What the task requires>
Copy exactly, and only, the lines below from the first through the one containing "from matplotlib.path import Path", both included; pictures are omitted.

Supplied data>
--------
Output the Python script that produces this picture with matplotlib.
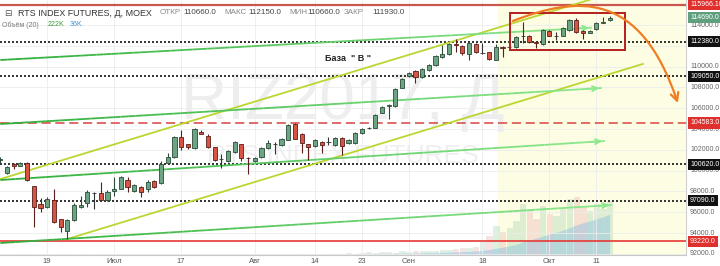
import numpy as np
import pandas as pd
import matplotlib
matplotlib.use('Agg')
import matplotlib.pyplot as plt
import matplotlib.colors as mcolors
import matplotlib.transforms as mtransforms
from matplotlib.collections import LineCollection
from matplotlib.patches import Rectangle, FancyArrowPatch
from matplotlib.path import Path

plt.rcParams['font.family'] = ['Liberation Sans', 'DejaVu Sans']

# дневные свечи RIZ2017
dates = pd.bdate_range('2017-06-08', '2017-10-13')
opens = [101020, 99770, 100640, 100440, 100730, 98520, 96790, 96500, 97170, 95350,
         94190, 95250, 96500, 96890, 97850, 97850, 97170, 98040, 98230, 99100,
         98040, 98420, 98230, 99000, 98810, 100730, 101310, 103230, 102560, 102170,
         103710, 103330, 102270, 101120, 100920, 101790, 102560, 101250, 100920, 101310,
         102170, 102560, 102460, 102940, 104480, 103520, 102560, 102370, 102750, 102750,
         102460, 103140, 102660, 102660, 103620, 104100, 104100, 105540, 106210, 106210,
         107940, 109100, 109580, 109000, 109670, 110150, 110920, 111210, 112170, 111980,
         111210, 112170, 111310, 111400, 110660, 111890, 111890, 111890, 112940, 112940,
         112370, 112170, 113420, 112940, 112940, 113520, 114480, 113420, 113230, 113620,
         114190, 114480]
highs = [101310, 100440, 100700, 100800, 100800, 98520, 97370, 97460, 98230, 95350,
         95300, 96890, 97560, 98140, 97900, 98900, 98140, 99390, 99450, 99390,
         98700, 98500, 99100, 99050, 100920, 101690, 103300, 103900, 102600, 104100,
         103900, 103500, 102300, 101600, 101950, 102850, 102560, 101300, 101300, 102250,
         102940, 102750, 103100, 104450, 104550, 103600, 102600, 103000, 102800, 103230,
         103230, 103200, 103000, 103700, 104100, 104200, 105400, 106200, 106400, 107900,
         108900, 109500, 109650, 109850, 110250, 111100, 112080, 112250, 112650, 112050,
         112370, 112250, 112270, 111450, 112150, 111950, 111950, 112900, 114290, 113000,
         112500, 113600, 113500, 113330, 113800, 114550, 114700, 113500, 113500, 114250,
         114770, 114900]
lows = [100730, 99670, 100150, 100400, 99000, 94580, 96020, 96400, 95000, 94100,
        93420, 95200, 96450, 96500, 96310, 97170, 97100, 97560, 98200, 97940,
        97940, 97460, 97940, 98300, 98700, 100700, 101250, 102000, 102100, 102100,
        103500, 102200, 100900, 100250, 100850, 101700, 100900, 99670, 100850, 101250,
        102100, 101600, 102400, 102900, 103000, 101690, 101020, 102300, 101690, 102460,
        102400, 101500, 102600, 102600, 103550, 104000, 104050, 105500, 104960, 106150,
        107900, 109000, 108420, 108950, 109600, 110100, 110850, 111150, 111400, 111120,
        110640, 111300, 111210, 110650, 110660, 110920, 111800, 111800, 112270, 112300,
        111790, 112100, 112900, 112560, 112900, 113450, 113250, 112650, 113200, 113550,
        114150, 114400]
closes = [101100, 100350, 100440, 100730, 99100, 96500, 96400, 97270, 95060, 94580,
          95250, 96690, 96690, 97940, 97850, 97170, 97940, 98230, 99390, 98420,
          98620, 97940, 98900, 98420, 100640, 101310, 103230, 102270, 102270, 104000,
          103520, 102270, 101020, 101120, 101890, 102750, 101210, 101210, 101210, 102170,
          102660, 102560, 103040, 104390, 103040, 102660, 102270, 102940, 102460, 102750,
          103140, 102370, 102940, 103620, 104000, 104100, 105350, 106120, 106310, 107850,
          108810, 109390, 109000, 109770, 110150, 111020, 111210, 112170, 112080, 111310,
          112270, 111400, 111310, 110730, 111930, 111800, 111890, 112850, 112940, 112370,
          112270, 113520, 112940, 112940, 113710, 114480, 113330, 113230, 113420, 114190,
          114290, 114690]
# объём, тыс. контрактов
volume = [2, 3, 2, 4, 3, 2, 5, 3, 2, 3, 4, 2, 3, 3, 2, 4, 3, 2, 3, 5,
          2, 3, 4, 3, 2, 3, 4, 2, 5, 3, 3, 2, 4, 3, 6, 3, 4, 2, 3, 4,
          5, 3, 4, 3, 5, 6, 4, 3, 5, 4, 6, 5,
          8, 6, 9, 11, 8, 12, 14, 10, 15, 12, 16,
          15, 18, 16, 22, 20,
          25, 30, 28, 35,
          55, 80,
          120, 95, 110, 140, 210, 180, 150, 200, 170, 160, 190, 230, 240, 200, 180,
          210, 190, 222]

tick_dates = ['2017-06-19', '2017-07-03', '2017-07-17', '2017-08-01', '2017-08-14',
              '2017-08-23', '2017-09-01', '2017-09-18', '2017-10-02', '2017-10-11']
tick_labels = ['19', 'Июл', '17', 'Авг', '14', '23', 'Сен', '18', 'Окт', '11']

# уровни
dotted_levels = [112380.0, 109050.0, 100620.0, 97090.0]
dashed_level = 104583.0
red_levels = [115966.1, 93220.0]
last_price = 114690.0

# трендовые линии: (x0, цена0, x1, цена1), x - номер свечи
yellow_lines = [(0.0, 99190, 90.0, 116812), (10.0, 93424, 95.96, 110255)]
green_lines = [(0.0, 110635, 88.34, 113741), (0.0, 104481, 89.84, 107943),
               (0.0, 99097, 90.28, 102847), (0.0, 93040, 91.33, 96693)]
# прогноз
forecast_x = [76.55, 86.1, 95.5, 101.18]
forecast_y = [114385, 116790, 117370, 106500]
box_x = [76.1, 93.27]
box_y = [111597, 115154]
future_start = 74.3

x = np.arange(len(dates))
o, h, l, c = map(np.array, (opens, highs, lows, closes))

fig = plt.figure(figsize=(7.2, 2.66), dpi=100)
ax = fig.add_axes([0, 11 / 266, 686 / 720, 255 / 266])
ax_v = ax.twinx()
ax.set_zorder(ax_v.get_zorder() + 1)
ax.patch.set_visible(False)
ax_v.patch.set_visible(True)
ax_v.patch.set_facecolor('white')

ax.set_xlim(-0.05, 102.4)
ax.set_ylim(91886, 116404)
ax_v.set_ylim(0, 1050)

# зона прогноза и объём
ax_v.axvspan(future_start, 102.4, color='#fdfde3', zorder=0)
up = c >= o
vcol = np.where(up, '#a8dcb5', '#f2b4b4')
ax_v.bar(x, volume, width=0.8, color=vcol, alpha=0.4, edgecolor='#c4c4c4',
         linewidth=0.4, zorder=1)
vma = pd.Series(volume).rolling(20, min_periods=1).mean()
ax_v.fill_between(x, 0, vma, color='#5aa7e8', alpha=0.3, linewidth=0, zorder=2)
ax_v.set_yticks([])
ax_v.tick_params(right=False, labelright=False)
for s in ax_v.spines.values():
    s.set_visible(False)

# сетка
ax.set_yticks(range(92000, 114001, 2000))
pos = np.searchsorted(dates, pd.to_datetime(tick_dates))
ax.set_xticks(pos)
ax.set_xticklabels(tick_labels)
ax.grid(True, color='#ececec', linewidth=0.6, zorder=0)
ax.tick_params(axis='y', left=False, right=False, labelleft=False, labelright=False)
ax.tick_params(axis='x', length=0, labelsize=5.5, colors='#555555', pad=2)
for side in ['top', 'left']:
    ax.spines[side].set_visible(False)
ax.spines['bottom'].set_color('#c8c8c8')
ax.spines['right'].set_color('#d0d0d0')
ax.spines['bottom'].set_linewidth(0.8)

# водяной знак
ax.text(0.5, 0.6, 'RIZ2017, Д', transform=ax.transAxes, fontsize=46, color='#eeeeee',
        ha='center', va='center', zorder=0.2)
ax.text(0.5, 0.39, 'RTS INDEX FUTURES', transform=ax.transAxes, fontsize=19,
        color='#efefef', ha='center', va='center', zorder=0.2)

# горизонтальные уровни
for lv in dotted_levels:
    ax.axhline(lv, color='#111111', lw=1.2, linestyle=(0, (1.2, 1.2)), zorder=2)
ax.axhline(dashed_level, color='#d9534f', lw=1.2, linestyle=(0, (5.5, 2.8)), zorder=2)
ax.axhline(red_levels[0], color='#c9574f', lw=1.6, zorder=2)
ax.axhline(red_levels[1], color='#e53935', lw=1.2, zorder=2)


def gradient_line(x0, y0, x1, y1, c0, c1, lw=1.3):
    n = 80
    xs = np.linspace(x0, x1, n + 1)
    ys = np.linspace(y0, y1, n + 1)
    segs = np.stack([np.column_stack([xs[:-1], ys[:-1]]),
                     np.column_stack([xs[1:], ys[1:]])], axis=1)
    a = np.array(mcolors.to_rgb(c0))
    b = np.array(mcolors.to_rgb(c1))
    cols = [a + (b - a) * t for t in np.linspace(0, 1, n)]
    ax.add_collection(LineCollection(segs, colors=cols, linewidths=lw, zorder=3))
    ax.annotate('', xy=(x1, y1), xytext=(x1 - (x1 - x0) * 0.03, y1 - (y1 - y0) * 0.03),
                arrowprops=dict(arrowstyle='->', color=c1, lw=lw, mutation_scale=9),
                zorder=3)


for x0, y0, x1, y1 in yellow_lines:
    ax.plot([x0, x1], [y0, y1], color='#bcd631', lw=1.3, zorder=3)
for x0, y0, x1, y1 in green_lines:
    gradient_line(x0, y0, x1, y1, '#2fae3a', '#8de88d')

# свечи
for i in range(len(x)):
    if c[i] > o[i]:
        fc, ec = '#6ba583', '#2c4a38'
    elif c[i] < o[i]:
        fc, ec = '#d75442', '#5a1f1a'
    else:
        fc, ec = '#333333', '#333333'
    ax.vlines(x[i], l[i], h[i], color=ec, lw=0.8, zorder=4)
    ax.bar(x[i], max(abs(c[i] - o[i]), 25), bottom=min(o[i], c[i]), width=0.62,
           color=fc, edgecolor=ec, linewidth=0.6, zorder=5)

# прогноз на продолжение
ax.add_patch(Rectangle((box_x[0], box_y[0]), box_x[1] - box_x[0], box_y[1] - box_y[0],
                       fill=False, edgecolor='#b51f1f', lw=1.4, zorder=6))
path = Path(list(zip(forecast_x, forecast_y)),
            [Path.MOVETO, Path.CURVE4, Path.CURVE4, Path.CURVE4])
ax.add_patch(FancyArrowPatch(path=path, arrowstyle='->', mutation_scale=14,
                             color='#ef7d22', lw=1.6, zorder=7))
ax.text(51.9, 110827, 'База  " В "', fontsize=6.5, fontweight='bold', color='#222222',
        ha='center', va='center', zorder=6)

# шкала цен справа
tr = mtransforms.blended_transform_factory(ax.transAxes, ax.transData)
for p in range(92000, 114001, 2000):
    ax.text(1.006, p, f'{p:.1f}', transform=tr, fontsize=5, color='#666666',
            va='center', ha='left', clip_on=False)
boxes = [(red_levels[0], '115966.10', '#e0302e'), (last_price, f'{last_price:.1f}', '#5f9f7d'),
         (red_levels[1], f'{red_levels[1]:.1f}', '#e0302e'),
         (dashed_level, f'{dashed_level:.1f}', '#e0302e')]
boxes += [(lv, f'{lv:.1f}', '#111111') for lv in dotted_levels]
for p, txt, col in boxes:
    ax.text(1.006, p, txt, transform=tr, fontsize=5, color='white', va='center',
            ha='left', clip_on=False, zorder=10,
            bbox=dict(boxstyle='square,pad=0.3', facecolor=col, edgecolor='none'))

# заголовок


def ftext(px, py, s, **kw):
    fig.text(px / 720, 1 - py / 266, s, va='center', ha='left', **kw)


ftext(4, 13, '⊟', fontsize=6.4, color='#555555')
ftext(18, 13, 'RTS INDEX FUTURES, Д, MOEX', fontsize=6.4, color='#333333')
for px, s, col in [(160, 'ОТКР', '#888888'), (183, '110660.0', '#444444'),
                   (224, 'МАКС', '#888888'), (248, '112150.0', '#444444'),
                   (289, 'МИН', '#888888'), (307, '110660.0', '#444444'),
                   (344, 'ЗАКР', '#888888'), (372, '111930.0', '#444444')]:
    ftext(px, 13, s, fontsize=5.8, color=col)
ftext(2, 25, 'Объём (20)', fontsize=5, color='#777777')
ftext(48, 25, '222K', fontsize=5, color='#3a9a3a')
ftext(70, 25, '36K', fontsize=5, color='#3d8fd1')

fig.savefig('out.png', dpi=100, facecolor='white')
--------
Output for this exercise>
Output the Python script that produces this picture with matplotlib.
import numpy as np
import pandas as pd
import matplotlib
matplotlib.use('Agg')
import matplotlib.pyplot as plt
import matplotlib.colors as mcolors
import matplotlib.transforms as mtransforms
from matplotlib.collections import LineCollection
from matplotlib.patches import Rectangle, FancyArrowPatch
from matplotlib.path import Path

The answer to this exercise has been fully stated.